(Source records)

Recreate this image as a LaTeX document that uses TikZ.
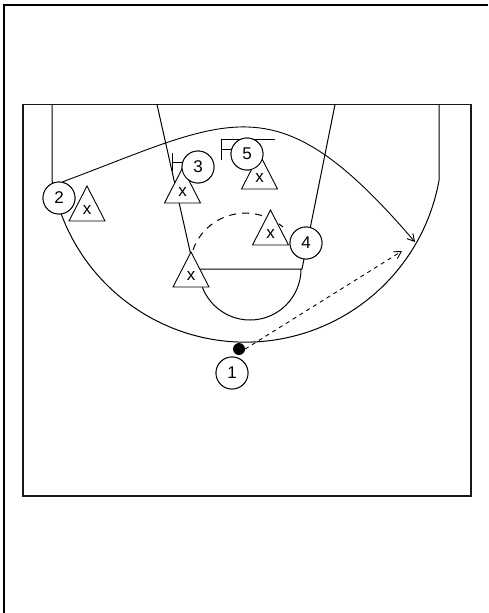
\documentclass[tikz,border=0pt]{standalone}
\usepackage{fontspec}
\setmainfont{Liberation Sans}
\usetikzlibrary{arrows.meta}
\tikzset{
  court/.style={line width=1pt, draw=black},
  player/.style={circle, draw, line width=0.9pt, fill=white, minimum size=32pt, inner sep=0pt, font=\fontsize{17}{17}\selectfont},
  dtext/.style={inner sep=0pt, font=\fontsize{17}{17}\selectfont},
  defshape/.style={draw, line width=0.9pt, fill=white},
  movepath/.style={line width=0.9pt},
  passpath/.style={line width=0.9pt, dash pattern=on 4pt off 4pt},
  slidepath/.style={line width=1pt, dash pattern=on 7pt off 6pt},
  tip/.style={-{Straight Barb[length=7pt,width=8pt]}}
}
\newcommand\Defender[3]{%
  \draw[defshape] (#2-18,#3) -- (#2,#3-35) -- (#2+18,#3) -- cycle;
  \node[dtext] (#1) at (#2,#3-11) {x};
  \coordinate (#1top) at (#2,#3-35);
}
\begin{document}
\begin{tikzpicture}[x=1pt,y=-1pt]
\useasboundingbox (0,0) rectangle (488,613);
% outer frame
\draw[line width=2pt] (4,613) -- (4,5) -- (488,5);
% court
\draw[line width=1.4pt, draw=black!90] (23,104.5) rectangle (471,496);
\draw[court] (52,104.5) -- (52,180) arc[start angle=169.9, end angle=10.1, radius=196.6] -- (439,104.5);
\coordinate (laneTL) at (157,104.5);
\coordinate (laneBL) at (194,269);
\coordinate (laneTR) at (335,104.5);
\coordinate (laneBR) at (302,269);
\draw[court] (laneTL) -- (laneBL) -- (laneBR) -- (laneTR);
\draw[court] (199,269) arc[start angle=180, end angle=0, radius=51];
% players (placed first so connectors can use them)
\node[player] (p1) at (232,373) {1};
\node[player] (p2) at (59,198) {2};
\node[player] (p3) at (198,167) {3};
\node[player] (p4) at (306,243) {4};
\node[player] (p5) at (247,154) {5};
\node[circle, fill=black, minimum size=12pt, inner sep=0pt] (ball) at (239,349) {};
% movement of 2
\coordinate (cut2) at (415,242);
\draw[movepath, tip] (p2.78) .. controls (233,118) and (276,80) .. (cut2);
% pass
\coordinate (passend) at (402,251);
\draw[passpath, tip] (ball.east) -- (passend);
% screens
\coordinate (scr3a) at (172,153);
\coordinate (scr3b) at (172,171);
\coordinate (scr3c) at (172,162);
\draw[movepath] (scr3a) -- (scr3b);
\draw[movepath] (scr3c) -- (p3.west |- scr3c);
\coordinate (scr5a) at (221,139);
\coordinate (scr5b) at (221,160);
\coordinate (scr5c) at (221,149);
\coordinate (scr5d) at (275,139);
\draw[movepath] (scr5b) -- (scr5a) -- (scr5d);
\draw[movepath] (scr5c) -- (240,149);
% defender slide
\coordinate (slideend) at (283,227);
\draw[slidepath] (193,250) .. controls (205,215) and (250,200) .. (slideend);
% defenders
\Defender{d2}{87}{221}
\Defender{d3}{182.5}{203}
\Defender{d5}{259.5}{189}
\Defender{d4}{270.5}{245}
\Defender{dl}{191}{287}
% redraw players on top
\node[player] at (p1) {1};
\node[player] at (p2) {2};
\node[player] at (p3) {3};
\node[player] at (p4) {4};
\node[player] at (p5) {5};
\end{tikzpicture}
\end{document}
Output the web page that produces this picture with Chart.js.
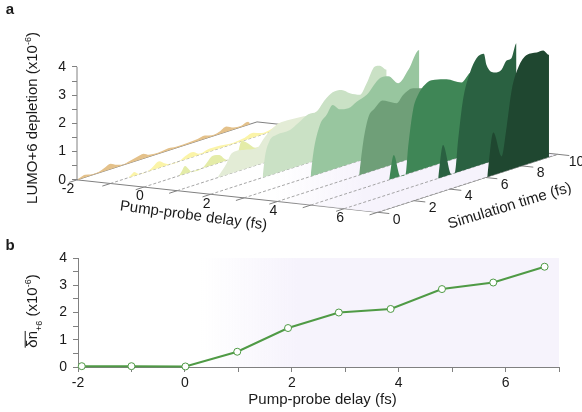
<!DOCTYPE html>
<html>
<head>
<meta charset="utf-8">
<script src="https://cdn.jsdelivr.net/npm/chart.js@4"></script>
<style>
  html, body { margin: 0; padding: 0; background: #fff; }
  #wrap { position: relative; width: 582px; height: 412px; }
  #chartA { position: absolute; left: 0; top: 0; }
  #chartB { position: absolute; left: 0; top: 235px; }
</style>
</head>
<body>
<div id="wrap">
  <canvas id="chartA" width="582" height="235"></canvas>
  <canvas id="chartB" width="582" height="177"></canvas>
</div>
<script>
const FONT = '"Liberation Sans", Arial, sans-serif';

// Panel a: one curve per pump-probe delay, each on its own list of simulation times
const delays = [-2, -1, 0, 1, 2, 3, 4, 5, 6, 7];
const curveColors = ['#e4c18a', '#fbf4a8', '#e4eca8', '#e3ecd6', '#cae1c5', '#98c69f', '#6f9f78', '#3f8656', '#2a6141', '#1f4730'];

const timesM2 = [0, 0.2, 0.45, 0.8, 1.2, 1.5, 1.87, 2.2, 2.5, 2.9, 3.3, 3.7, 4.0, 4.3, 4.7, 5.07, 5.5, 6.2, 6.7, 7.1, 7.5, 7.9, 8.3, 8.7, 9.1, 9.5, 9.6];
const valuesM2 = [0, 0.05, 0.09, 0.03, 0.03, 0.1, 0.19, 0.08, 0.02, 0.06, 0.12, 0.17, 0.07, 0.04, 0.05, 0.08, 0.04, 0.05, 0.07, 0.11, 0.04, 0.08, 0.19, 0.07, 0.04, 0.11, 0.05];
const timesM1 = [1.0, 1.15, 1.33, 1.5, 1.65, 2.0, 2.3, 2.72, 3.0, 3.3, 3.8, 4.05, 4.6, 4.9, 5.05, 5.35, 5.9, 6.2, 6.8, 7.4, 7.94, 8.4, 8.9, 9.5, 9.6];
const valuesM1 = [0, 0.06, 0.13, 0.05, 0, 0, 0.08, 0.23, 0.1, 0, 0, 0.08, 0.17, 0.05, 0.03, 0.09, 0.1, 0.08, 0.04, 0.08, 0.17, 0.06, 0.08, 0.2, 0.1];
const times0 = [1.95, 2.1, 2.29, 2.5, 2.65, 3.25, 3.5, 3.83, 4.2, 4.45, 4.65, 5.15, 5.44, 5.8, 6.18, 6.8, 7.5, 8.03, 8.6, 9.2, 9.6];
const values0 = [0, 0.12, 0.28, 0.12, 0, 0, 0.14, 0.32, 0.27, 0.1, 0, 0, 0.52, 0.35, 0.12, 0.2, 0.55, 0.63, 0.3, 0.3, 0.3];
const times1 = [2.23, 2.75, 3.03, 3.67, 4.42, 4.88, 5.53, 5.9, 6.8, 7.75, 8.2, 9.0, 9.6];
const values1 = [0, 0.41, 0.7, 0.69, 0.6, 0.91, 1.2, 1.235, 1.2, 1.21, 1.5, 1.6, 1.4];
const times2 = [2.89, 3.02, 3.26, 3.67, 4.41, 4.87, 5.43, 5.9, 6.36, 6.78, 7.28, 7.74, 8.3, 8.67, 9.13, 9.4, 9.78];
const values2 = [0, 0.715, 1.2, 1.35, 1.37, 1.52, 1.72, 1.72, 2.04, 2.22, 2.2, 1.99, 1.82, 2.15, 2.65, 2.62, 2.4];
const times3 = [3.7, 3.85, 4.22, 4.59, 4.93, 5.33, 5.8, 6.26, 6.82, 7.56, 8.02, 8.57, 9.13, 9.74];
const values3 = [0, 0.79, 1.72, 2.0, 2.28, 2.04, 1.98, 2.12, 2.25, 2.69, 2.66, 2.3, 2.66, 3.24];
const times4 = [4.54, 4.76, 5.04, 5.41, 5.84, 6.15, 6.62, 6.98, 7.54, 8.09, 8.8, 9.7];
const values4 = [0, 1.09, 1.92, 2.19, 2.38, 2.28, 2.12, 2.34, 2.46, 2.35, 2.2, 2.0];
const times5 = [4.35, 4.61, 4.98, 5.26, 5.41, 5.68, 5.96, 6.52, 6.89, 7.54, 8.37, 8.83, 9.2, 9.7];
const values5 = [0, 0.83, 0, 0, 0.96, 2.2, 2.68, 3.03, 3.02, 2.91, 2.62, 2.86, 2.9, 2.9];
const times6 = [5.22, 5.49, 5.96, 6.14, 6.33, 6.6, 6.98, 7.35, 7.76, 7.9, 8.37, 8.74, 9.02, 9.29, 9.57];
const values6 = [0, 1.13, 0, 0, 1.14, 2.5, 3.37, 3.82, 3.89, 3.47, 3.1, 3.12, 3.39, 3.42, 3.89];
const times7 = [6.09, 6.43, 6.89, 7.17, 7.45, 7.82, 8.28, 8.84, 9.2, 9.52];
const values7 = [0, 1.5, 0.56, 1.56, 2.8, 3.53, 3.87, 3.84, 3.84, 3.62];

const curveTimes = [timesM2, timesM1, times0, times1, times2, times3, times4, times5, times6, times7];
const curveValues = [valuesM2, valuesM1, values0, values1, values2, values3, values4, values5, values6, values7];

const delayTicks = [-2, 0, 2, 4, 6];
const delayMinorTicks = [-2, -1, 0, 1, 2, 3, 4, 5, 6, 7];
const simTicks = [0, 2, 4, 6, 8, 10];
const depletionTicks = [0, 0.5, 1, 1.5, 2, 2.5, 3, 3.5, 4];

// Panel b
const pumpDelay = [-1.93, -1, 0.01, 0.98, 1.93, 2.88, 3.85, 4.81, 5.77, 6.73];
const meanDepletion = [0.03, 0.03, 0.02, 0.56, 1.43, 2.0, 2.13, 2.86, 3.1, 3.68];
const GRID = '#808080';

// oblique projection of (delay, sim time, value) onto the flat x/y scales of panel a
const timeToX = 18 / 33.4;
const delayToY = 3.6 / 28.25;
const timeToY = 5.8 / 28.25;
function project(delay, time, value) {
  return { x: delay + time * timeToX, y: (value || 0) - (delay + 2) * delayToY + time * timeToY };
}

function lavender(chart, fromX, toX) {
  const x = chart.scales.x;
  if (!x || !chart.chartArea) return '#f6f3fc';
  const g = chart.ctx.createLinearGradient(x.getPixelForValue(fromX), 0, x.getPixelForValue(toX), 0);
  g.addColorStop(0, 'rgba(246,243,252,0)');
  g.addColorStop(1, 'rgba(246,243,252,1)');
  return g;
}

// runs of text with their own size and baseline shift, centred on (x, y)
function richText(ctx, x, y, angle, runs, color) {
  ctx.save();
  ctx.translate(x, y);
  ctx.rotate(angle * Math.PI / 180);
  ctx.fillStyle = color || '#1a1a1a';
  ctx.textBaseline = 'alphabetic';
  ctx.textAlign = 'left';
  let total = 0;
  runs.forEach(r => {
    ctx.font = r.size + 'px ' + FONT;
    total += ctx.measureText(r.text).width;
  });
  let pos = -total / 2;
  runs.forEach(r => {
    ctx.font = r.size + 'px ' + FONT;
    const w = ctx.measureText(r.text).width;
    ctx.fillText(r.text, pos, -(r.rise || 0));
    if (r.bar) ctx.fillRect(pos, -r.size * 0.82, w, 1);
    pos += w;
  });
  ctx.restore();
}

const datasetsA = [];
let orderA = 1000;
function addLine(points, opts) {
  datasetsA.push(Object.assign({
    data: points, pointRadius: 0, borderWidth: 0, clip: false, order: orderA--, borderColor: 'transparent'
  }, opts));
  return datasetsA.length - 1;
}

// floor, filled between its lower and upper outline
const floorLow = addLine([project(-2, 0), project(7, 0), project(7, 10)], { borderColor: GRID, borderWidth: 1 });
addLine([project(-2, 0), project(-2, 10), project(7, 10)], {
  borderColor: GRID, borderWidth: 1, fill: floorLow,
  backgroundColor: c => lavender(c.chart, 3.9, 6.6)
});

// axis ticks on the floor edges and the value axis line
const tickSegments = [];
delayMinorTicks.forEach(d => tickSegments.push(project(d, 0), project(d, -0.45), { x: NaN, y: NaN }));
simTicks.forEach(t => tickSegments.push(project(7, t), project(7.35, t), { x: NaN, y: NaN }));
addLine(tickSegments, { borderColor: GRID, borderWidth: 1 });
addLine([project(-2, 0, 0), project(-2, 0, 4)], { borderColor: GRID, borderWidth: 1 });

delays.forEach((d, i) => {
  if (d > -2) {
    addLine([project(d, 0), project(d, 10)], { borderColor: '#8f8f8f', borderWidth: 0.8, borderDash: [3, 2] });
  }
  const ts = curveTimes[i];
  const last = ts[ts.length - 1];
  const base = addLine([project(d, ts[0]), project(d, last)], {});
  const pts = ts.map((t, k) => project(d, t, curveValues[i][k]));
  pts.push(project(d, last));
  addLine(pts, {
    cubicInterpolationMode: 'monotone',
    fill: base,
    backgroundColor: curveColors[i]
  });
});

const labelsA = {
  id: 'labelsA',
  afterDatasetsDraw(chart) {
    const { ctx, scales: { x, y } } = chart;
    const px = p => ({ x: x.getPixelForValue(p.x), y: y.getPixelForValue(p.y) });
    ctx.save();
    ctx.font = '14px ' + FONT;
    ctx.fillStyle = '#1a1a1a';
    ctx.textAlign = 'center';
    ctx.textBaseline = 'middle';
    delayTicks.forEach(d => {
      const p = px(project(d, 0));
      ctx.fillText(String(d), p.x + (d < 0 ? -9 : -4), p.y + 9.5);
    });
    simTicks.forEach(t => {
      const p = px(project(7, t));
      ctx.fillText(String(t), p.x + 19, p.y + 7.5);
    });
    ctx.font = 'bold 15px ' + FONT;
    ctx.fillText('a', 10, 10);
    ctx.restore();
    richText(ctx, 193, 220, 7.5, [{ text: 'Pump-probe delay (fs)', size: 15 }]);
    richText(ctx, 511, 210, -17, [{ text: 'Simulation time (fs)', size: 15 }]);
    richText(ctx, 37, 118, -90, [
      { text: 'LUMO+6 depletion (x10', size: 15 },
      { text: '-6', size: 9, rise: 6 },
      { text: ')', size: 15 }
    ]);
  }
};

new Chart(document.getElementById('chartA'), {
  type: 'line',
  data: { datasets: datasetsA },
  plugins: [labelsA],
  options: {
    responsive: false,
    animation: false,
    events: [],
    layout: { autoPadding: false, padding: { top: 33, bottom: 15, right: 12, left: 0 } },
    plugins: { legend: { display: false }, tooltip: { enabled: false } },
    scales: {
      x: { type: 'linear', min: -2, max: 12.76, display: false },
      y: {
        min: -1.42,
        max: 5.2,
        afterBuildTicks: s => { s.ticks = depletionTicks.map(v => ({ value: v })); },
        afterFit: s => { s.width = 77; },
        border: { display: false },
        grid: { drawOnChartArea: false, tickLength: 5, color: GRID },
        ticks: {
          padding: 6,
          autoSkip: false,
          color: '#1a1a1a',
          font: { family: FONT, size: 14 },
          callback: v => (Number.isInteger(v) ? String(v) : '')
        }
      }
    }
  }
});

const labelsB = {
  id: 'labelsB',
  beforeDatasetsDraw(chart) {
    const { ctx, chartArea: a } = chart;
    ctx.save();
    ctx.fillStyle = lavender(chart, 0.3, 2.1);
    ctx.fillRect(a.left, a.top, a.right - a.left, a.bottom - a.top);
    ctx.restore();
  },
  afterDatasetsDraw(chart) {
    const { ctx } = chart;
    ctx.save();
    ctx.font = 'bold 15px ' + FONT;
    ctx.fillStyle = '#1a1a1a';
    ctx.textAlign = 'center';
    ctx.textBaseline = 'middle';
    ctx.fillText('b', 10, 11);
    ctx.restore();
    richText(ctx, 322.5, 169, 0, [{ text: 'Pump-probe delay (fs)', size: 15 }]);
    richText(ctx, 37, 76, -90, [
      { text: 'δn', size: 15, bar: true },
      { text: '+6', size: 9, rise: -5 },
      { text: ' (x10', size: 15 },
      { text: '-6', size: 9, rise: 6 },
      { text: ')', size: 15 }
    ]);
  }
};

new Chart(document.getElementById('chartB'), {
  type: 'line',
  data: {
    datasets: [{
      data: pumpDelay.map((x, i) => ({ x: x, y: meanDepletion[i] })),
      borderColor: '#4f9a45',
      borderWidth: 2,
      pointRadius: 3.5,
      pointBorderWidth: 1,
      pointBackgroundColor: '#ffffff',
      pointBorderColor: '#4f9a45',
      clip: false
    }]
  },
  plugins: [labelsB],
  options: {
    responsive: false,
    animation: false,
    events: [],
    layout: { autoPadding: false, padding: { top: 23, right: 23, bottom: 0, left: 0 } },
    plugins: { legend: { display: false }, tooltip: { enabled: false } },
    scales: {
      x: {
        type: 'linear',
        min: -2,
        max: 7,
        afterFit: s => { s.height = 45; },
        border: { color: GRID },
        grid: { drawOnChartArea: false, tickLength: 5, color: GRID },
        ticks: {
          stepSize: 1,
          autoSkip: false,
          maxRotation: 0,
          color: '#1a1a1a',
          font: { family: FONT, size: 14 },
          callback: v => (v % 2 === 0 ? String(v) : '')
        }
      },
      y: {
        min: 0,
        max: 4,
        afterFit: s => { s.width = 78; },
        border: { color: GRID },
        grid: { drawOnChartArea: false, tickLength: 5, color: GRID },
        ticks: {
          stepSize: 0.5,
          padding: 6,
          autoSkip: false,
          color: '#1a1a1a',
          font: { family: FONT, size: 14 },
          callback: v => (Number.isInteger(v) ? String(v) : '')
        }
      }
    }
  }
});
</script>
</body>
</html>
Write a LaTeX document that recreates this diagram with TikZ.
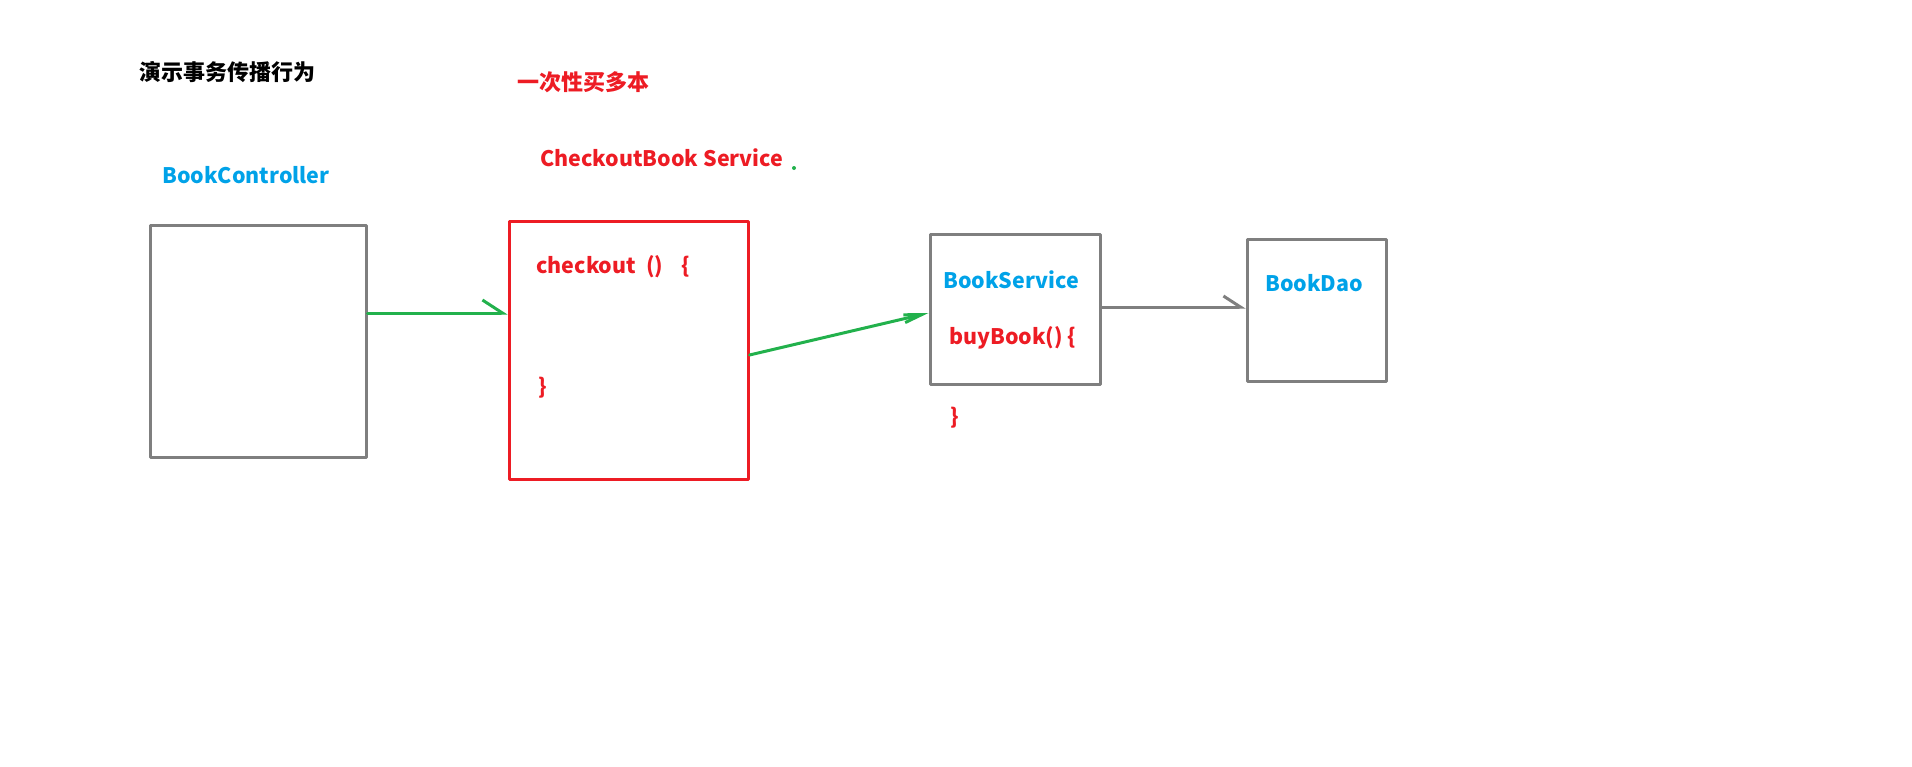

#### [WHAT YOU NEED TO DO]
Among the entries, how many lines contain the string "that"? Give the number without anything else.

#### [COMPLETE RESPONSE]
3